Innovative Nostalgia

Wi-Fi Hotspots Take Over Old Payphones

Nowadays telephone booths are obsolete objects. If you are a digital native you probably never noticed one of them. With the number of smartphone owners worldwide surpassing two billion, they have fallen into disuse. That’s why New York City decided to definitely say goodbye to neglected payphones and replace them with Wi-Fi hotspots.

As we rely more and more on internet access for everyday matters, Wi-Fi has almost become a public need. The initiative called LinkNYC will fulfill this longing with 10.000 hotspots built, most of them taking up the space currently occupied by phone booths. More than 7.000 of the New York existing outdoor payphones will be dismissed and replaced with so-called Links: Wi-Fi-emitting charging stations where users can make calls and benefit from different services. They will feature touch-screen displays to provide directions and maps, a tactile keypad with Braille lettering, a 911 button, a headphone jack, and USB charging.

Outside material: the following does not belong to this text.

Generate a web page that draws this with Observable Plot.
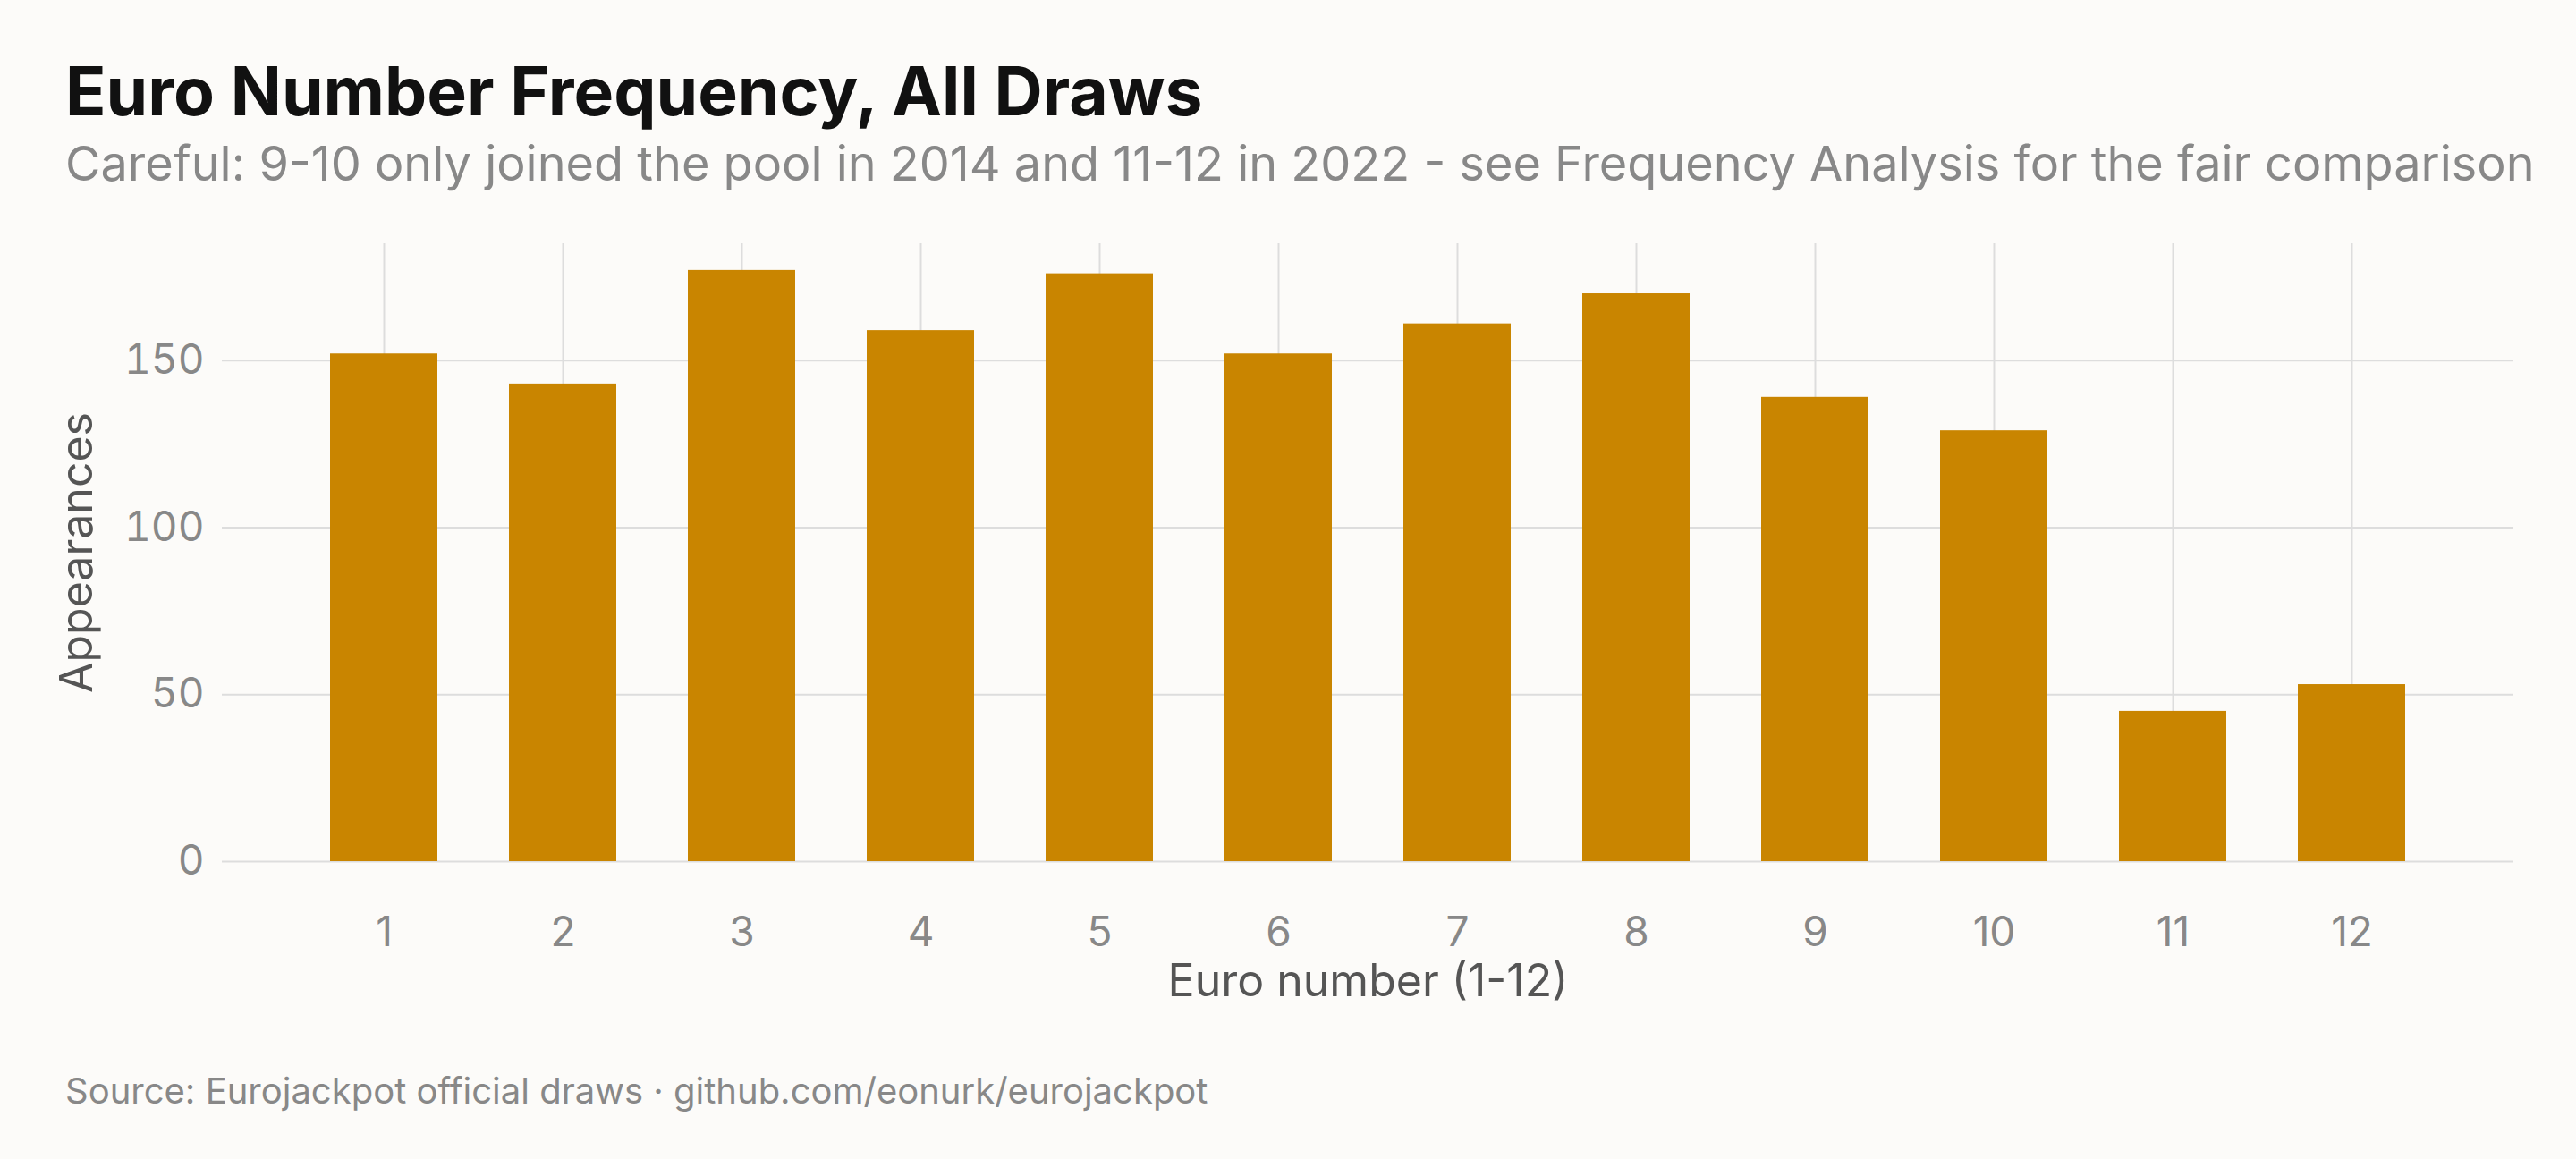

“LinkNYC will fundamentally transform New York City and set the standard for responsive cities for years to come” said Control Group chief operating officer Colin O’ Donnell during a press statement. “This will be completely unlimited access. We’re going through all this effort to bring massive bandwidth to the streets and we really want to see people use it. So, we’re going to bring that connectivity and get out of the way”.

Contrary to payphones no coins or calling cards will be necessary, the service is free. TheWi-Fi kiosks will feature ads that will bring in at least twice the revenue as the payphones they’re replacing.

If you are a nostalgic type and want to make your last call from a New York City public pay phone before they disappear, you better grab that hand sanitizer and act fast! LinkNYC Wi-Fi hotspots are currently being installed and tested, and 7.500 hotspots are expected to be functional at the beginning of next year. What exactly will be done with the old pay phones still remains unclear.